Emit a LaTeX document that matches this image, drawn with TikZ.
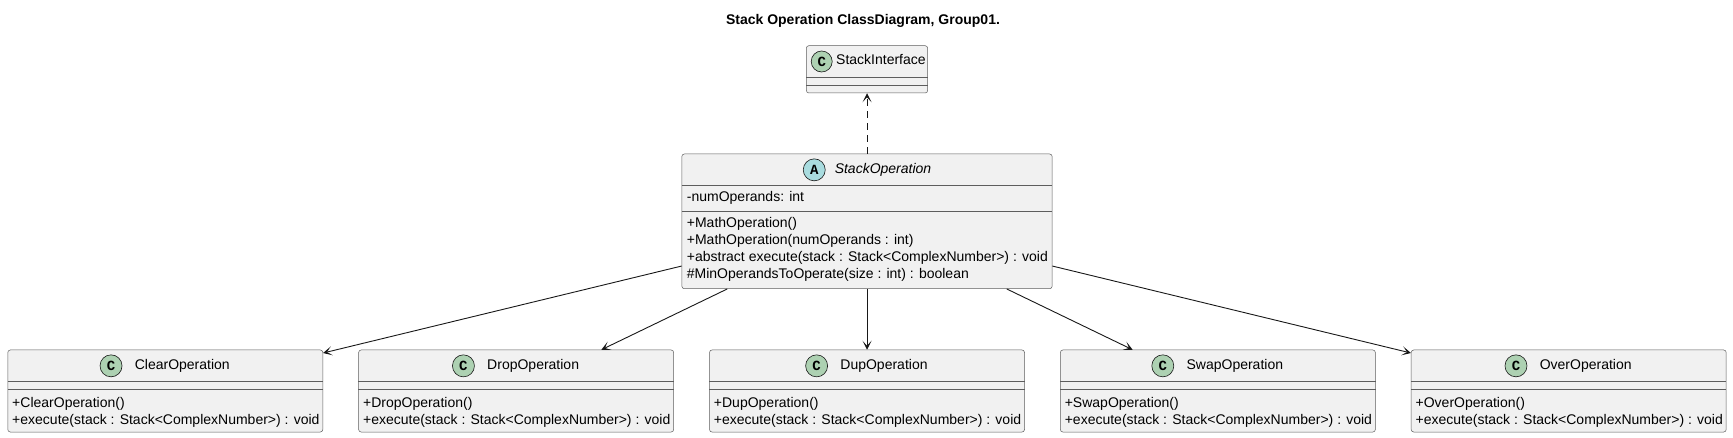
\documentclass[tikz,border=0pt]{standalone}
\usepackage{fontspec}
\setmainfont{Liberation Sans}
\newfontfamily\spotfont{Liberation Mono}
\usetikzlibrary{arrows.meta,positioning}
\definecolor{boxfill}{HTML}{F1F1F1}
\definecolor{boxline}{HTML}{181818}
\definecolor{cspot}{HTML}{ADD1B2}
\definecolor{aspot}{HTML}{A9DCDF}
\tikzset{
  classbox/.style={draw=boxline!70, fill=boxfill, rounded corners=2.5pt, line width=0.5pt, inner sep=0pt},
  sepline/.style={draw=boxline!70, line width=0.5pt},
  spot/.style={circle, draw=boxline, line width=0.6pt, minimum size=22pt, inner sep=0pt,
    font=\spotfont\bfseries\fontsize{14}{14}\selectfont},
  classname/.style={inner sep=0pt, text height=10pt, text depth=3pt, font=\fontsize{14}{16}\selectfont},
  member/.style={anchor=west, inner sep=0pt, text height=10pt, text depth=3pt, font=\fontsize{14}{16}\selectfont},
  diagtitle/.style={inner sep=0pt, font=\bfseries\fontsize{14}{16}\selectfont},
  extends/.style={-{Stealth[length=9pt, width=9pt, inset=5pt]}, line width=0.9pt, draw=boxline},
  implements/.style={extends, dash pattern=on 7pt off 5pt},
}
\begin{document}
\begin{tikzpicture}[x=1pt, y=-1pt]
  \fill[white] (0,0) rectangle (1733,438);
  \node[diagtitle] (title) at (863,21) {Stack Operation ClassDiagram, Group01.};

  % interface on top
  \node[classbox, minimum width=121.3pt, minimum height=47.3pt] (StackInterface) at (867,69.35) {};
  \node[spot, fill=cspot, minimum size=21pt] (si-spot) at (821.7,61.5) {C};
  \node[member, right=3.5pt of si-spot] (si-name) {StackInterface};
  \draw[sepline] (StackInterface.west |- 0,77.3) -- (StackInterface.east |- 0,77.3);
  \draw[sepline] (StackInterface.west |- 0,85.3) -- (StackInterface.east |- 0,85.3);

  % abstract class
  \node[classbox, minimum width=370.3pt, minimum height=134.7pt] (StackOperation) at (867,221.35) {};
  \node[classname, font=\fontsize{14}{16}\selectfont\itshape] (so-name) at (883,169.85) {StackOperation};
  \node[spot, fill=aspot, left=9pt of so-name] (so-spot) {A};
  \draw[sepline] (StackOperation.west |- 0,185.7) -- (StackOperation.east |- 0,185.7);
  \draw[sepline] (StackOperation.west |- 0,211) -- (StackOperation.east |- 0,211);
  \node[member] (so-attr) at (686.7,198.4) {-numOperands: int};
  \foreach \t [count=\k from 0] in {{+MathOperation()}, {+MathOperation(numOperands : int)},
      {+abstract execute(stack : Stack<ComplexNumber>) : void}, {\#MinOperandsToOperate(size : int) : boolean}}
    \node[member] (so-op\k) at (686.7, 224.5+16.8*\k) {\t};

  \draw[implements] (StackOperation) -- (StackInterface);

  % concrete operations
  \foreach \n [count=\i from 0] in {ClearOperation,DropOperation,DupOperation,SwapOperation,OverOperation} {
    \node[classbox, minimum width=315pt, minimum height=82pt] (\n) at (165.3+350.85*\i, 391) {};
    \node[classname] (\n-name) at (182.3+350.85*\i, 365.85) {\n};
    \node[spot, fill=cspot, left=12.3pt of \n-name] (\n-spot) {C};
    \draw[sepline] (\n.west |- 0,381.7) -- (\n.east |- 0,381.7);
    \draw[sepline] (\n.west |- 0,389.3) -- (\n.east |- 0,389.3);
    \node[member, xshift=4.5pt] (\n-op0) at (\n.west |- 0,404.3) {+\n()};
    \node[member, xshift=4.5pt] (\n-op1) at (\n.west |- 0,421) {+execute(stack : Stack<ComplexNumber>) : void};
    \draw[extends] (StackOperation) -- (\n);
  }
\end{tikzpicture}
\end{document}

#####

> _Work instructions_
Except for the pictures, copy the material above exactly.

> _Answer to the exercise_
Emit a LaTeX document that matches this image, drawn with TikZ.
\documentclass[tikz,border=0pt]{standalone}
\usepackage{fontspec}
\setmainfont{Liberation Sans}
\newfontfamily\spotfont{Liberation Mono}
\usetikzlibrary{arrows.meta,positioning}
\definecolor{boxfill}{HTML}{F1F1F1}
\definecolor{boxline}{HTML}{181818}
\definecolor{cspot}{HTML}{ADD1B2}
\definecolor{aspot}{HTML}{A9DCDF}
\tikzset{
  classbox/.style={draw=boxline!70, fill=boxfill, rounded corners=2.5pt, line width=0.5pt, inner sep=0pt},
  sepline/.style={draw=boxline!70, line width=0.5pt},
  spot/.style={circle, draw=boxline, line width=0.6pt, minimum size=22pt, inner sep=0pt,
    font=\spotfont\bfseries\fontsize{14}{14}\selectfont},
  classname/.style={inner sep=0pt, text height=10pt, text depth=3pt, font=\fontsize{14}{16}\selectfont},
  member/.style={anchor=west, inner sep=0pt, text height=10pt, text depth=3pt, font=\fontsize{14}{16}\selectfont},
  diagtitle/.style={inner sep=0pt, font=\bfseries\fontsize{14}{16}\selectfont},
  extends/.style={-{Stealth[length=9pt, width=9pt, inset=5pt]}, line width=0.9pt, draw=boxline},
  implements/.style={extends, dash pattern=on 7pt off 5pt},
}
\begin{document}
\begin{tikzpicture}[x=1pt, y=-1pt]
  \fill[white] (0,0) rectangle (1733,438);
  \node[diagtitle] (title) at (863,21) {Stack Operation ClassDiagram, Group01.};

  % interface on top
  \node[classbox, minimum width=121.3pt, minimum height=47.3pt] (StackInterface) at (867,69.35) {};
  \node[spot, fill=cspot, minimum size=21pt] (si-spot) at (821.7,61.5) {C};
  \node[member, right=3.5pt of si-spot] (si-name) {StackInterface};
  \draw[sepline] (StackInterface.west |- 0,77.3) -- (StackInterface.east |- 0,77.3);
  \draw[sepline] (StackInterface.west |- 0,85.3) -- (StackInterface.east |- 0,85.3);

  % abstract class
  \node[classbox, minimum width=370.3pt, minimum height=134.7pt] (StackOperation) at (867,221.35) {};
  \node[classname, font=\fontsize{14}{16}\selectfont\itshape] (so-name) at (883,169.85) {StackOperation};
  \node[spot, fill=aspot, left=9pt of so-name] (so-spot) {A};
  \draw[sepline] (StackOperation.west |- 0,185.7) -- (StackOperation.east |- 0,185.7);
  \draw[sepline] (StackOperation.west |- 0,211) -- (StackOperation.east |- 0,211);
  \node[member] (so-attr) at (686.7,198.4) {-numOperands: int};
  \foreach \t [count=\k from 0] in {{+MathOperation()}, {+MathOperation(numOperands : int)},
      {+abstract execute(stack : Stack<ComplexNumber>) : void}, {\#MinOperandsToOperate(size : int) : boolean}}
    \node[member] (so-op\k) at (686.7, 224.5+16.8*\k) {\t};

  \draw[implements] (StackOperation) -- (StackInterface);

  % concrete operations
  \foreach \n [count=\i from 0] in {ClearOperation,DropOperation,DupOperation,SwapOperation,OverOperation} {
    \node[classbox, minimum width=315pt, minimum height=82pt] (\n) at (165.3+350.85*\i, 391) {};
    \node[classname] (\n-name) at (182.3+350.85*\i, 365.85) {\n};
    \node[spot, fill=cspot, left=12.3pt of \n-name] (\n-spot) {C};
    \draw[sepline] (\n.west |- 0,381.7) -- (\n.east |- 0,381.7);
    \draw[sepline] (\n.west |- 0,389.3) -- (\n.east |- 0,389.3);
    \node[member, xshift=4.5pt] (\n-op0) at (\n.west |- 0,404.3) {+\n()};
    \node[member, xshift=4.5pt] (\n-op1) at (\n.west |- 0,421) {+execute(stack : Stack<ComplexNumber>) : void};
    \draw[extends] (StackOperation) -- (\n);
  }
\end{tikzpicture}
\end{document}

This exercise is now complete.